There, the residents bought the land for their villas for prices ordinary people can only dream about.
One Man's Story
One man who both knows the story and is not afraid to tell it is Mohammad Yusuf Pashtun, who was once the government's head of urban development.
The process began when the Defense Ministry decided itself to sell off the land and initially proposed to restrict the group of potential buyers to its own members. Pashtun blocked that proposal and suggested instead that the land should either be preserved as much-needed public green space in the heart of the dusty capital or used to house public officials as they rotated in and out of office.
"I said in this place we could make up to 50 or 60 good residential villas," Pashtun says. "For example, there will be a house called the house of the minister for urban development. So whoever is appointed will take a couple of suitcases and go there and after two years or five years, when he leaves [government] he will leave with those suitcases."
But then, Pashtun was given a new assignment as governor of Kandahar in late 2004 and had to leave Kabul. When he returned 1 1/2 years later, the land had already been sold to a highly restricted circle of the most influential people in the government. They, in turn, resold the land at huge profit to wealthy buyers who wanted to build their own private palaces.

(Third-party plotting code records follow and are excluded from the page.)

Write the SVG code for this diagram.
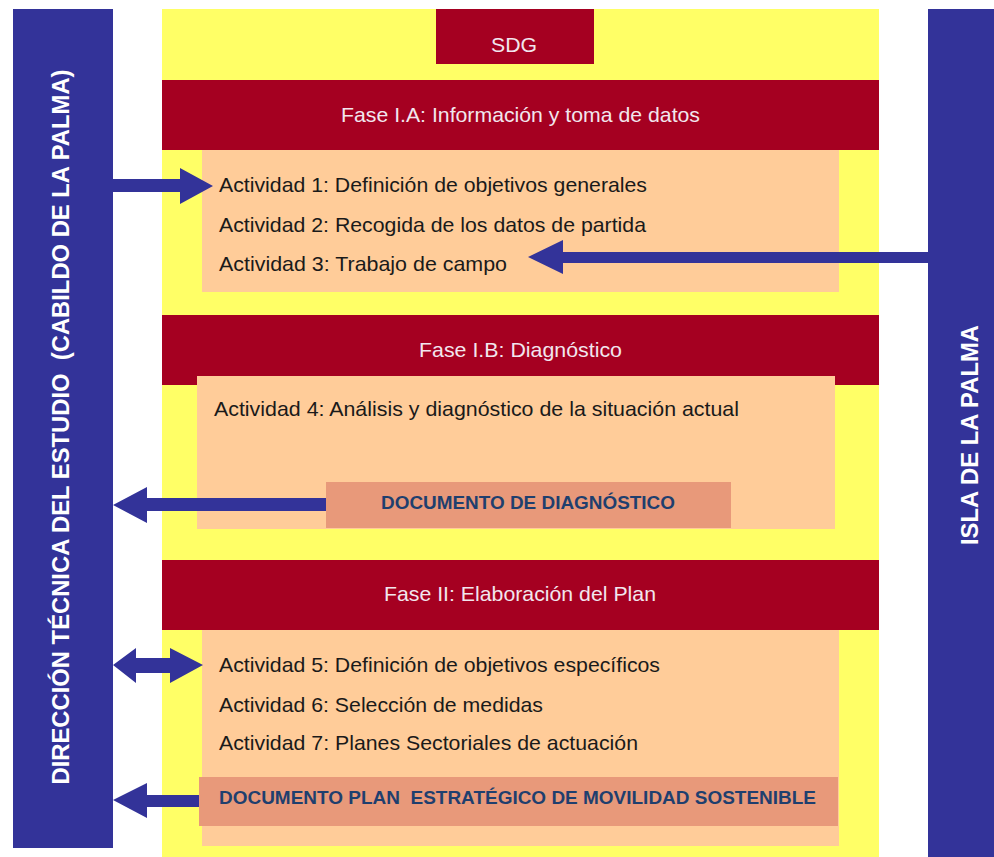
<svg xmlns="http://www.w3.org/2000/svg" width="994" height="857" viewBox="0 0 994 857">
<style>
.bar{fill:#333399}
.yel{fill:#FFFF66}
.red{fill:#A50021}
.org{fill:#FFCC99}
.doc{fill:#E8997A}
text{white-space:pre}
.hd{font-family:"Liberation Sans",Arial,sans-serif;font-size:21px;fill:#F2E6EE}
.act{font-family:"Liberation Sans",Arial,sans-serif;font-size:21px;fill:#1a1a1a}
.dt{font-family:"Liberation Sans",Arial,sans-serif;font-size:18.5px;font-weight:bold;fill:#1F3F6E}
.vt{font-family:"Liberation Sans",Arial,sans-serif;font-size:23.5px;font-weight:bold;fill:#ffffff;text-anchor:middle}
.arr{fill:#333399}
</style>
<rect width="994" height="857" fill="#ffffff"/>
<g id="background"><rect class="yel" x="162" y="9" width="717" height="848"/></g>
<g id="left-bar"><rect class="bar" x="13" y="9" width="100" height="839"/>
<text class="vt" transform="translate(69,427) rotate(-90)" textLength="715" lengthAdjust="spacingAndGlyphs">DIRECCIÓN TÉCNICA DEL ESTUDIO  (CABILDO DE LA PALMA)</text></g>
<g id="right-bar"><rect class="bar" x="928" y="9" width="66" height="848"/>
<text class="vt" transform="translate(978,435) rotate(-90)" textLength="220" lengthAdjust="spacingAndGlyphs">ISLA DE LA PALMA</text></g>
<g id="sdg"><rect class="red" x="436" y="9" width="158" height="55"/><text class="hd" x="491" y="52" textLength="46" lengthAdjust="spacingAndGlyphs">SDG</text></g>
<g id="fase1a"><rect class="red" x="162" y="80" width="717" height="70"/><text class="hd" x="341" y="122" textLength="359" lengthAdjust="spacingAndGlyphs">Fase I.A: Información y toma de datos</text></g>
<g id="box1"><rect class="org" x="202" y="150" width="637" height="142"/>
<text class="act" x="219" y="192" textLength="428" lengthAdjust="spacingAndGlyphs">Actividad 1: Definición de objetivos generales</text>
<text class="act" x="219" y="232" textLength="427" lengthAdjust="spacingAndGlyphs">Actividad 2: Recogida de los datos de partida</text>
<text class="act" x="219" y="271" textLength="288" lengthAdjust="spacingAndGlyphs">Actividad 3: Trabajo de campo</text></g>
<g id="fase1b"><rect class="red" x="162" y="315" width="717" height="70"/><text class="hd" x="419" y="357" textLength="203" lengthAdjust="spacingAndGlyphs">Fase I.B: Diagnóstico</text></g>
<g id="box2"><rect class="org" x="197" y="376" width="638" height="153"/>
<text class="act" x="214" y="416" textLength="525" lengthAdjust="spacingAndGlyphs">Actividad 4: Análisis y diagnóstico de la situación actual</text></g>
<g id="doc-diag"><rect class="doc" x="326" y="482" width="405" height="46"/><text class="dt" x="381" y="509" textLength="294" lengthAdjust="spacingAndGlyphs">DOCUMENTO DE DIAGNÓSTICO</text></g>
<g id="fase2"><rect class="red" x="162" y="560" width="717" height="70"/><text class="hd" x="384" y="601" textLength="272" lengthAdjust="spacingAndGlyphs">Fase II: Elaboración del Plan</text></g>
<g id="box3"><rect class="org" x="202" y="630" width="637" height="216"/>
<text class="act" x="219" y="672" textLength="441" lengthAdjust="spacingAndGlyphs">Actividad 5: Definición de objetivos específicos</text>
<text class="act" x="219" y="712" textLength="324" lengthAdjust="spacingAndGlyphs">Actividad 6: Selección de medidas</text>
<text class="act" x="219" y="750" textLength="419" lengthAdjust="spacingAndGlyphs">Actividad 7: Planes Sectoriales de actuación</text></g>
<g id="doc-plan"><rect class="doc" x="199" y="777" width="639" height="49"/><text class="dt" x="219" y="804" textLength="597" lengthAdjust="spacingAndGlyphs">DOCUMENTO PLAN  ESTRATÉGICO DE MOVILIDAD SOSTENIBLE</text></g>
<g id="connectors">
<polygon class="arr" points="113,179 180,179 180,168 213,186 180,204 180,192 113,192"/>
<polygon class="arr" points="928,252 563,252 563,240 528,257 563,274 563,263 928,263"/>
<polygon class="arr" points="326,498 147,498 147,487 113,505 147,523 147,511 326,511"/>
<polygon class="arr" points="113,665 136,648 136,658 170,658 170,648 203,665 170,683 170,673 136,673 136,683"/>
<polygon class="arr" points="199,795 147,795 147,783 113,800 147,818 147,807 199,807"/>
</g>
</svg>
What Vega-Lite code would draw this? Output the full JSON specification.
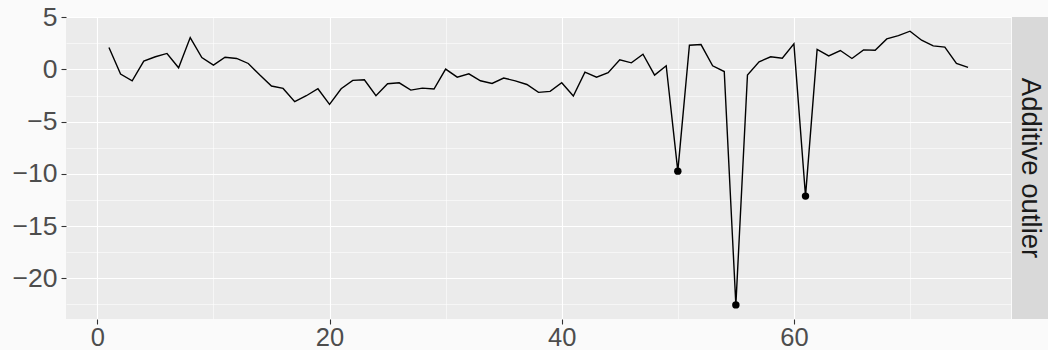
{
  "$schema": "https://vega.github.io/schema/vega-lite/v6.json",
  "padding": {"left": 12, "top": 4, "right": 0, "bottom": 0},
  "background": "#FAFAFA",
  "config": {
    "font": "Liberation Sans",
    "view": {"stroke": null}
  },
  "datasets": {
    "series": [
      {"t": 1, "v": 2.10, "outlier": false},
      {"t": 2, "v": -0.45, "outlier": false},
      {"t": 3, "v": -1.09, "outlier": false},
      {"t": 4, "v": 0.79, "outlier": false},
      {"t": 5, "v": 1.21, "outlier": false},
      {"t": 6, "v": 1.53, "outlier": false},
      {"t": 7, "v": 0.16, "outlier": false},
      {"t": 8, "v": 3.05, "outlier": false},
      {"t": 9, "v": 1.14, "outlier": false},
      {"t": 10, "v": 0.41, "outlier": false},
      {"t": 11, "v": 1.17, "outlier": false},
      {"t": 12, "v": 1.05, "outlier": false},
      {"t": 13, "v": 0.57, "outlier": false},
      {"t": 14, "v": -0.54, "outlier": false},
      {"t": 15, "v": -1.59, "outlier": false},
      {"t": 16, "v": -1.82, "outlier": false},
      {"t": 17, "v": -3.09, "outlier": false},
      {"t": 18, "v": -2.52, "outlier": false},
      {"t": 19, "v": -1.85, "outlier": false},
      {"t": 20, "v": -3.35, "outlier": false},
      {"t": 21, "v": -1.85, "outlier": false},
      {"t": 22, "v": -1.05, "outlier": false},
      {"t": 23, "v": -0.99, "outlier": false},
      {"t": 24, "v": -2.52, "outlier": false},
      {"t": 25, "v": -1.37, "outlier": false},
      {"t": 26, "v": -1.28, "outlier": false},
      {"t": 27, "v": -1.98, "outlier": false},
      {"t": 28, "v": -1.79, "outlier": false},
      {"t": 29, "v": -1.88, "outlier": false},
      {"t": 30, "v": 0.03, "outlier": false},
      {"t": 31, "v": -0.74, "outlier": false},
      {"t": 32, "v": -0.42, "outlier": false},
      {"t": 33, "v": -1.09, "outlier": false},
      {"t": 34, "v": -1.34, "outlier": false},
      {"t": 35, "v": -0.83, "outlier": false},
      {"t": 36, "v": -1.09, "outlier": false},
      {"t": 37, "v": -1.44, "outlier": false},
      {"t": 38, "v": -2.20, "outlier": false},
      {"t": 39, "v": -2.10, "outlier": false},
      {"t": 40, "v": -1.28, "outlier": false},
      {"t": 41, "v": -2.55, "outlier": false},
      {"t": 42, "v": -0.26, "outlier": false},
      {"t": 43, "v": -0.74, "outlier": false},
      {"t": 44, "v": -0.32, "outlier": false},
      {"t": 45, "v": 0.92, "outlier": false},
      {"t": 46, "v": 0.63, "outlier": false},
      {"t": 47, "v": 1.46, "outlier": false},
      {"t": 48, "v": -0.54, "outlier": false},
      {"t": 49, "v": 0.35, "outlier": false},
      {"t": 50, "v": -9.74, "outlier": true},
      {"t": 51, "v": 2.32, "outlier": false},
      {"t": 52, "v": 2.38, "outlier": false},
      {"t": 53, "v": 0.35, "outlier": false},
      {"t": 54, "v": -0.20, "outlier": false},
      {"t": 55, "v": -22.55, "outlier": true},
      {"t": 56, "v": -0.54, "outlier": false},
      {"t": 57, "v": 0.73, "outlier": false},
      {"t": 58, "v": 1.21, "outlier": false},
      {"t": 59, "v": 1.08, "outlier": false},
      {"t": 60, "v": 2.45, "outlier": false},
      {"t": 61, "v": -12.13, "outlier": true},
      {"t": 62, "v": 1.91, "outlier": false},
      {"t": 63, "v": 1.30, "outlier": false},
      {"t": 64, "v": 1.81, "outlier": false},
      {"t": 65, "v": 1.05, "outlier": false},
      {"t": 66, "v": 1.87, "outlier": false},
      {"t": 67, "v": 1.84, "outlier": false},
      {"t": 68, "v": 2.92, "outlier": false},
      {"t": 69, "v": 3.24, "outlier": false},
      {"t": 70, "v": 3.66, "outlier": false},
      {"t": 71, "v": 2.80, "outlier": false},
      {"t": 72, "v": 2.26, "outlier": false},
      {"t": 73, "v": 2.13, "outlier": false},
      {"t": 74, "v": 0.57, "outlier": false},
      {"t": 75, "v": 0.19, "outlier": false}
    ],
    "strip": [{"label": "Additive outlier"}]
  },
  "hconcat": [
    {
      "width": 945,
      "height": 302,
      "view": {"fill": "#EBEBEB", "stroke": null},
      "data": {"name": "series"},
      "encoding": {
        "x": {
          "field": "t",
          "type": "quantitative",
          "scale": {"domain": [-2.7, 78.7], "nice": false, "zero": false},
          "axis": {
            "title": null,
            "domain": false,
            "values": [0, 10, 20, 30, 40, 50, 60, 70],
            "labelExpr": "datum.value % 20 === 0 ? datum.label : ''",
            "format": "d",
            "labelFontSize": 25.5,
            "labelColor": "#4D4D4D",
            "labelPadding": 1,
            "tickColor": "#333333",
            "tickSize": 5,
            "tickWidth": 1.1,
            "tickOpacity": {"condition": {"test": "datum.value % 20 === 0", "value": 1}, "value": 0},
            "gridColor": "#FFFFFF",
            "gridWidth": {"condition": {"test": "datum.value % 20 === 0", "value": 1.1}, "value": 0.55}
          }
        },
        "y": {
          "field": "v",
          "type": "quantitative",
          "scale": {"domain": [-23.9, 5.02], "nice": false, "zero": false},
          "axis": {
            "title": null,
            "domain": false,
            "values": [-22.5, -20, -17.5, -15, -12.5, -10, -7.5, -5, -2.5, 0, 2.5, 5],
            "labelExpr": "datum.value % 5 === 0 ? datum.label : ''",
            "format": "d",
            "labelFontSize": 26.5,
            "labelColor": "#4D4D4D",
            "labelPadding": 4,
            "tickColor": "#333333",
            "tickSize": 5,
            "tickWidth": 1.1,
            "tickOpacity": {"condition": {"test": "datum.value % 5 === 0", "value": 1}, "value": 0},
            "gridColor": "#FFFFFF",
            "gridWidth": {"condition": {"test": "datum.value % 5 === 0", "value": 1.1}, "value": 0.55}
          }
        }
      },
      "layer": [
        {"mark": {"type": "line", "color": "#000000", "strokeWidth": 1.4}},
        {
          "transform": [{"filter": "datum.outlier"}],
          "mark": {"type": "point", "filled": true, "color": "#000000", "opacity": 1, "size": 55}
        }
      ]
    },
    {
      "width": 36,
      "height": 302,
      "view": {"fill": "#D9D9D9", "stroke": null},
      "data": {"name": "strip"},
      "mark": {"type": "text", "angle": 90, "fontSize": 27.5, "color": "#1A1A1A", "align": "center", "baseline": "middle"},
      "encoding": {"text": {"field": "label"}}
    }
  ],
  "spacing": 1
}
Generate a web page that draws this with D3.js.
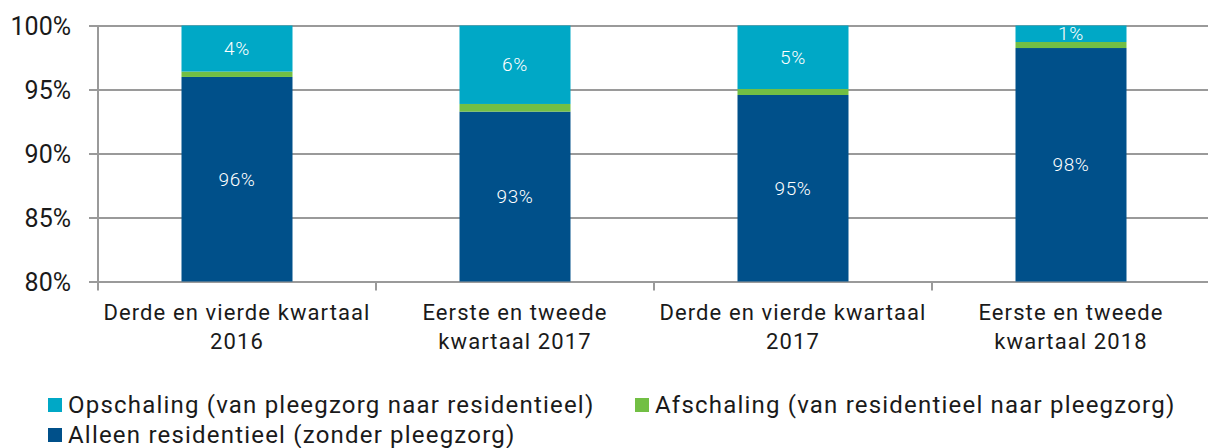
<!DOCTYPE html>
<html>
<head>
<meta charset="utf-8">
<script src="https://cdn.jsdelivr.net/npm/d3@7"></script>
<style>
  body { margin: 0; background: #fff; }
  svg text { font-family: Roboto, "DejaVu Sans", sans-serif; }
</style>
</head>
<body>
<div class="container"></div>
<script>
const categories = [
    ['Derde en vierde kwartaal', '2016'],
    ['Eerste en tweede', 'kwartaal 2017'],
    ['Derde en vierde kwartaal', '2017'],
    ['Eerste en tweede', 'kwartaal 2018']
]
const alleen = [95.98, 93.27, 94.57, 98.24]
const afschaling = [0.42, 0.6, 0.47, 0.47]
const opschaling = [3.6, 6.13, 4.96, 1.29]
const yTicks = [80, 85, 90, 95, 100]

const legendNames = [
    'Opschaling (van pleegzorg naar residentieel)',
    'Afschaling (van residentieel naar pleegzorg)',
    'Alleen residentieel (zonder pleegzorg)'
]

const colors = { alleen: '#00508a', afschaling: '#72bf44', opschaling: '#00a8c6' }

const W = 1208, H = 448
const margin = {top: 25, left: 98, right: 0, bottom: 167}

const svg = d3.select('.container')
    .append('svg')
    .attr('width', W)
    .attr('height', H)

const xScale = d3.scaleBand()
    .domain(d3.range(categories.length))
    .range([margin.left, margin.left + 278 * 4])
    .padding(0)

const yScale = d3.scaleLinear()
    .domain([80, 100])
    .range([H - margin.bottom + 0.5, margin.top + 0.5])

// gridlines
svg.append('g')
    .attr('transform', `translate(${margin.left - 9}, 0)`)
    .call(d3.axisRight(yScale).tickValues(yTicks).tickSize(W).tickFormat(''))
    .call(g => g.select('.domain').remove())
    .call(g => g.selectAll('line').attr('stroke', '#9a9a9a').attr('stroke-width', 2))

// y axis labels
svg.append('g')
    .attr('transform', `translate(${margin.left}, 0)`)
    .call(d3.axisLeft(yScale).tickValues(yTicks).tickSize(0).tickPadding(27).tickFormat(d => d + '%'))
    .call(g => g.select('.domain').remove())
    .call(g => g.selectAll('text').attr('font-size', 25).attr('fill', '#1a1a1a').attr('dy', '0.34em'))

// vertical axis line
svg.append('line')
    .attr('x1', margin.left).attr('x2', margin.left)
    .attr('y1', yScale(100)).attr('y2', yScale(80) + 9)
    .attr('stroke', '#9a9a9a').attr('stroke-width', 2)

// x ticks at band edges
svg.selectAll('.xtick')
    .data(d3.range(1, categories.length))
    .enter()
    .append('line')
    .attr('x1', d => xScale(d)).attr('x2', d => xScale(d))
    .attr('y1', yScale(80)).attr('y2', yScale(80) + 9)
    .attr('stroke', '#9a9a9a').attr('stroke-width', 2)

const bw = 111
const bars = svg.selectAll('.bar')
    .data(categories.map((c, i) => i))
    .enter()
    .append('g')
    .attr('transform', i => `translate(${xScale(i) + xScale.bandwidth() / 2 - bw / 2}, 0)`)

bars.append('rect')
    .attr('y', i => yScale(alleen[i]))
    .attr('height', i => yScale(80) - yScale(alleen[i]))
    .attr('width', bw)
    .attr('fill', colors.alleen)

bars.append('rect')
    .attr('y', i => yScale(alleen[i] + afschaling[i]))
    .attr('height', i => yScale(alleen[i]) - yScale(alleen[i] + afschaling[i]))
    .attr('width', bw)
    .attr('fill', colors.afschaling)

bars.append('rect')
    .attr('y', i => yScale(100))
    .attr('height', i => yScale(alleen[i] + afschaling[i]) - yScale(100))
    .attr('width', bw)
    .attr('fill', colors.opschaling)

bars.append('text')
    .attr('x', bw / 2)
    .attr('y', i => (yScale(alleen[i]) + yScale(80)) / 2)
    .attr('dy', '0.35em')
    .attr('text-anchor', 'middle')
    .attr('font-size', 19)
    .attr('font-weight', 300)
    .attr('letter-spacing', 0.6)
    .attr('fill', '#fff')
    .text(i => Math.round(alleen[i]) + '%')

bars.append('text')
    .attr('x', bw / 2)
    .attr('y', i => (yScale(alleen[i] + afschaling[i]) + yScale(100)) / 2)
    .attr('dy', '0.35em')
    .attr('text-anchor', 'middle')
    .attr('font-size', 19)
    .attr('font-weight', 300)
    .attr('letter-spacing', 0.6)
    .attr('fill', '#fff')
    .text(i => Math.round(opschaling[i]) + '%')

// category labels
const cat = svg.selectAll('.cat')
    .data(categories)
    .enter()
    .append('text')
    .attr('text-anchor', 'middle')
    .attr('font-size', 22)
    .attr('letter-spacing', 1.1)
    .attr('fill', '#1a1a1a')
cat.selectAll('tspan')
    .data((d, i) => d.map(t => ({t, i})))
    .enter()
    .append('tspan')
    .attr('x', d => xScale(d.i) + xScale.bandwidth() / 2)
    .attr('y', (d, j) => 320 + j * 29)
    .text(d => d.t)

// legend
const legendItems = [
    {name: legendNames[0], color: colors.opschaling, x: 48, y: 405},
    {name: legendNames[1], color: colors.afschaling, x: 635, y: 405},
    {name: legendNames[2], color: colors.alleen, x: 48, y: 435}
]
const lg = svg.selectAll('.legend')
    .data(legendItems)
    .enter()
    .append('g')
    .attr('transform', d => `translate(${d.x}, ${d.y})`)
lg.append('rect')
    .attr('x', 0).attr('y', -7)
    .attr('width', 14).attr('height', 14)
    .attr('fill', d => d.color)
lg.append('text')
    .attr('x', 20)
    .attr('y', 0)
    .attr('dy', '0.35em')
    .attr('font-size', 24)
    .attr('letter-spacing', 1.2)
    .attr('fill', '#1a1a1a')
    .text(d => d.name)
</script>
</body>
</html>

After resuming his position as head of urban development, Pashtun tried to recover for the government something that at least approximated the market value of the land which had been sold. An investigatory commission fixed that value at about $300,000 per lot and demanded the original beneficiaries of the land grab pay.
But the reaction was disappointing.
"They said it was too much," Pashtun says. "I said, '[Don't worry about] how much it is, pay in installments.' They agreed to pay in installments, but most of those people have not paid their installments."
Pashtun, like other Afghans at all level of society, stops short of naming names when it comes to the powerful. Subsequently, he was not reappointed as head of urban development partly, he believes, due to his objection to corruption. But he remains a key technocrat in the government, currently serving as the president's senior adviser for construction, water and energy, and mines.
Legitimacy To Taliban
As voters go to the polls on September 18, they will hope that the new deputies they select will help curb the rampant growth of corruption the last nine years have seen. According to the NGO Integrity Watch Afghanistan, the country's citizens had to pay $1 billion in bribes in 2009, twice the value of those paid in 2006.
Many analysts say the level of corruption in Afghanistan has long passed any levels where it can be sustained without becoming a threat to the future of the country itself.
Lorenzo Delesgues of Integrity Watch Afghanistan says "it reduces the legitimacy of the state. It gives more legitimacy to the Taliban." He notes that more than half of the respondents to the survey "think that the Taliban are gaining ground because of the corruption of the Afghan state."
At the same time, it is undermining confidence in democracy as a form of government that can put national interests above personal ones. A common complaint heard in Kabul today is that democracy has delivered individual freedoms, including the freedom to steal.
That, of course, is not what democracy is supposed to bring. But it will be up to the new parliament to press the government to correct that record before the September 18 elections can be judged a success.